- **Task requirements**: Below are some entries. Copy each line that holds the string "this".

*** Entries shown ***

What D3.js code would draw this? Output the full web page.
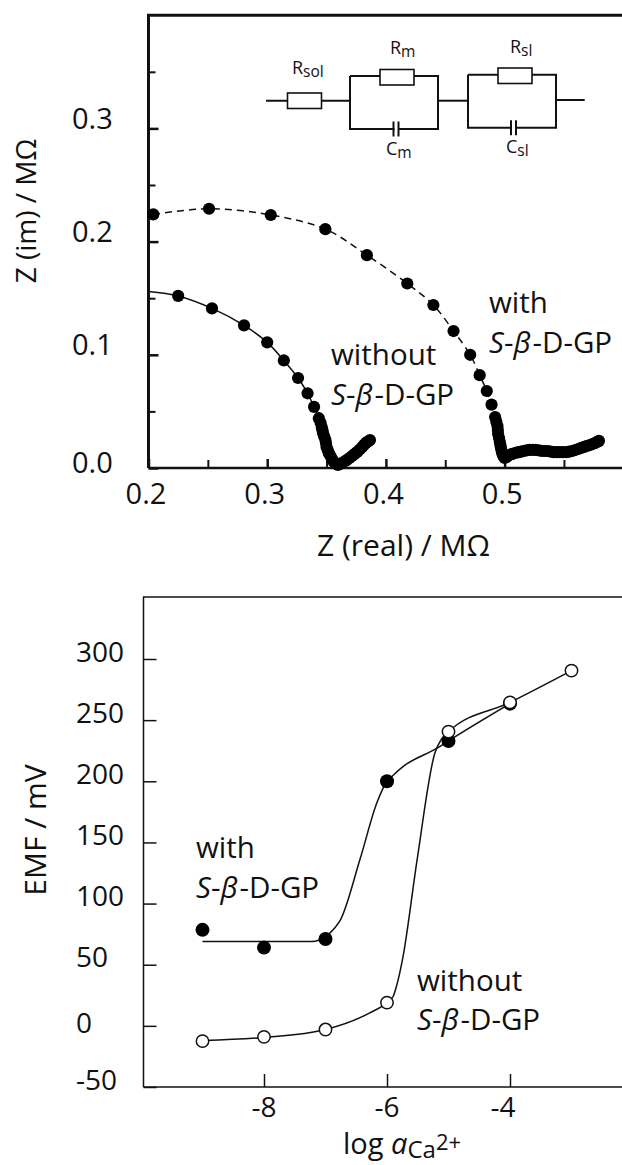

***
*** Entries shown ***

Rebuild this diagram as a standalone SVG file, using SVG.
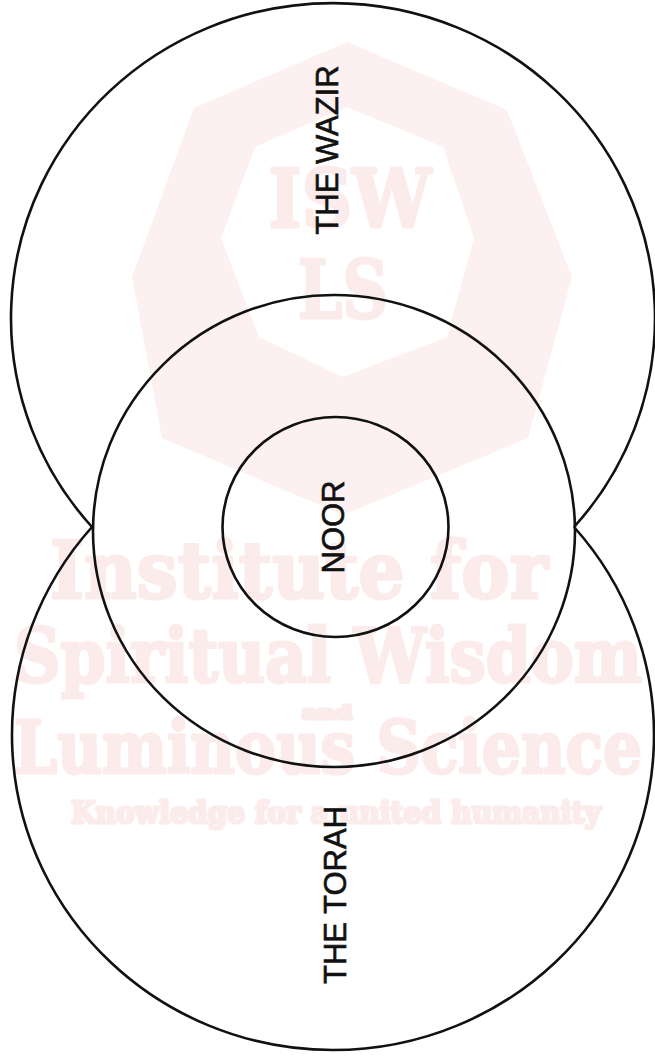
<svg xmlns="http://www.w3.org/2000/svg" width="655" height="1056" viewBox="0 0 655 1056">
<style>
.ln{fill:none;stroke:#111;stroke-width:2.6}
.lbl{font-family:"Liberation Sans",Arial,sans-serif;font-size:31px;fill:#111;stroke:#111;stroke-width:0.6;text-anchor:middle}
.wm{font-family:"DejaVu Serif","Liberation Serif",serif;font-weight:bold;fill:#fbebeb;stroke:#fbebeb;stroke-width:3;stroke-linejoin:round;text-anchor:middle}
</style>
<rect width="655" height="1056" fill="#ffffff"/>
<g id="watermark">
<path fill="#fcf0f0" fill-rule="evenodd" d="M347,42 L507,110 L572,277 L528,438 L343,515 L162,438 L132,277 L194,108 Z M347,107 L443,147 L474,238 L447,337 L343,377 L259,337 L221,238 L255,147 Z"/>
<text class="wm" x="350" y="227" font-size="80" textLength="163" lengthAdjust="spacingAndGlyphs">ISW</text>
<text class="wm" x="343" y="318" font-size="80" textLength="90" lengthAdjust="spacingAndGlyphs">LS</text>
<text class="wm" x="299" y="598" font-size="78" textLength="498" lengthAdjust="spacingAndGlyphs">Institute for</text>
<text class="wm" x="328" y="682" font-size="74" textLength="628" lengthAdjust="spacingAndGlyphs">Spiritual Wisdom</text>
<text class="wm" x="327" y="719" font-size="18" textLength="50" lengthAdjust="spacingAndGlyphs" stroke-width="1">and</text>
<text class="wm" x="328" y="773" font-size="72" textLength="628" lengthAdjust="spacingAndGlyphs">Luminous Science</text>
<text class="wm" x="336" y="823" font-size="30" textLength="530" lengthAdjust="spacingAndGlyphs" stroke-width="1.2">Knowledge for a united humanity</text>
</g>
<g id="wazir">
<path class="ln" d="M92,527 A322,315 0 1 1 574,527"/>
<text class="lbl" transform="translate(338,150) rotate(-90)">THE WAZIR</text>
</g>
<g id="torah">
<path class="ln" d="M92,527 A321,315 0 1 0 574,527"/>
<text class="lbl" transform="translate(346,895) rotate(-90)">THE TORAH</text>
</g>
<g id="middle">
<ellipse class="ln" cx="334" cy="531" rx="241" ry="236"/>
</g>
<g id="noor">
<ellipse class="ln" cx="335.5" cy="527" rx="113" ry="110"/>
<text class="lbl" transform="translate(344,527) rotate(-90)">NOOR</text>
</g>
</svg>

***

- **Reply to the exercise**:
What D3.js code would draw this? Output the full web page.
Rebuild this diagram as a standalone SVG file, using SVG.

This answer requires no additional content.